Prison journalist alleges he was moved to another state in retaliation for columns
NEW HAMPSHIRE — A Maine prison inmate who wrote about prison life for a Maine newspaper was transferred to a prison in New Hampshire and said in mid-December that he believes he was moved in retaliation for what he wrote.
According to the Associated Press, convicted murderer John Sullivan was transferred from New Hampshire to Maine five years ago to be closer to his sick mother. He wrote a column called “Inside the Walls” for the Maine Times in Topsham, which profiled life behind bars and prison bureaucracy. A recent column was critical of the prison library system, which limits the number of books that a prisoner may have and asked readers to donate books. Maine Times Editor Peter Cox wrote in an editorial that the librarian called the newspaper and complained that a number of people called wanting to donate used books and that the library did not want them. In mid-December, Sullivan was transferred back to the New Hampshire State Prison in Concord. The Maine Times reported that a group of volunteers who counsel prisoners went to visit Sullivan and were told by a guard that he had been transferred because “the administration has had enough.”
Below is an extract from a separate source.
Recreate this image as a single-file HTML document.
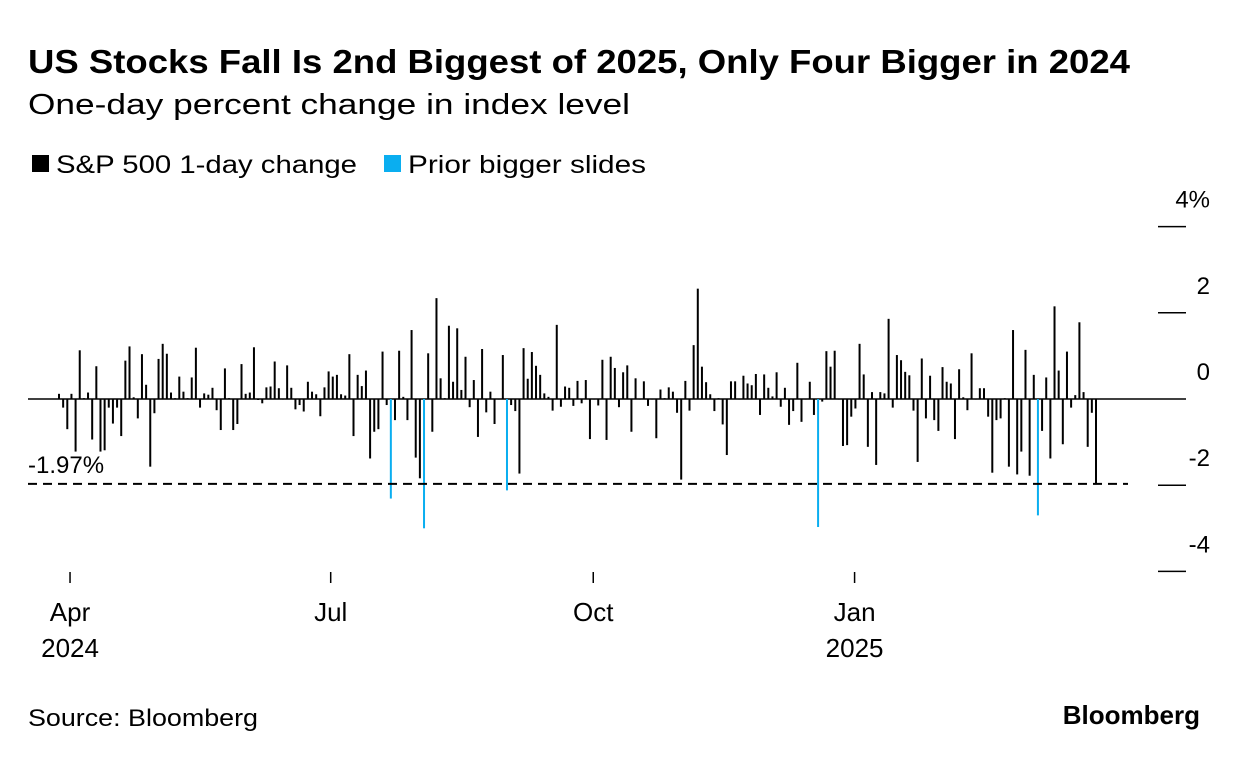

The AP reported that Sullivan wrote a letter to Cox from the New Hampshire State Prison saying the Maine authorities “locked me in segregation … then shipped me to New Hampshire. No write-ups, no explanations — nothing.”
There has been no comment from the Maine or New Hampshire prisons systems according to the AP and Maine Times.
Ed Myers, a volunteer and friend of Sullivan, said the inmate plans to file a writ of habeas corpus with the New Hampshire Supreme Court but does not think he will be able to pay the filing fee.
Cox said in a Times editorial that the newspaper will continue to publish Sullivan’s column.